Infinite Fall's art direction is superb, arraying the decline of a once-prosperous mining town in rich shades of purple, russet and gold. It's a landscape of peeling store displays, neglected war monuments, scuffed-out murals and framed memorabilia, reaching to a faded sky creased by flights of migrating birds. The score is similarly marvellous, a burble of electronica that shifts naturally from background track to in-world ambient music - the stodgy muzak of a junk food store, the murmur of an acoustic guitar at an outdoor party.
The game's chief strength, though, is its writing, which is whimsical without being frivolous and tender without being maudlin. The core cast strike a balance between archetypes familiar from cinema and portrayals that feel like they're drawn from personal experience. Bea is the spiky yet dependable Goth girl whose disdain for Mae slowly thaws. Gregg is a puckish, troubled soul in a rakish leather jacket, and Angus the stoical big brother figure whose asthma performs a function not unlike Velma Dinkley's mislaid glasses in one, spookier scene. The bit parts are worth knowing too - make a point of getting to the bottom of the mystery, and you may overlook the anxious kid on the rooftop who harbours dreams of being a horror director, or the pastor whose kindness is all the more affecting for her doubts.
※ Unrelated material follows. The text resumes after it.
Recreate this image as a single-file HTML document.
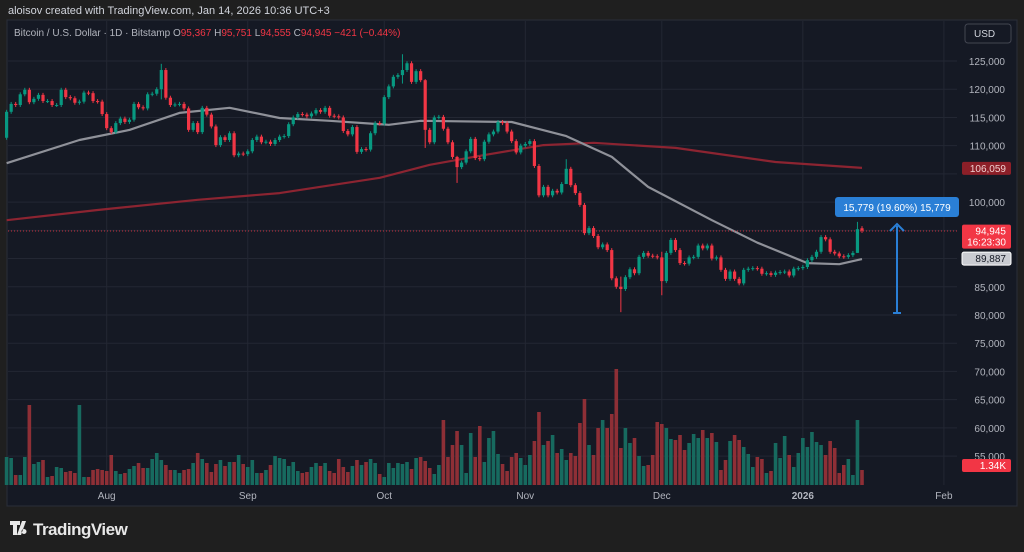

It's just a shame that - perhaps taking its cue from Mae's less graceful moments - the ending rides roughshod over much of this nuance, tying up certain themes in a hasty, showy fashion and stating out loud what might have been left unsaid. In some ways this simply reflects the difficulty of the subject matter, but it also reveals a game that hasn't quite reconciled the needs of a realist drama and a B-movie chiller. You could also argue that the game is a little too repetitive - Mae might not have a job, but trundling back and forth between home and town every day certainly feels like one. For the most part, though, Night in the Woods is a triumph, comparable to Gone Home in mood and thrust, but with a delicacy and a humour that is all its own.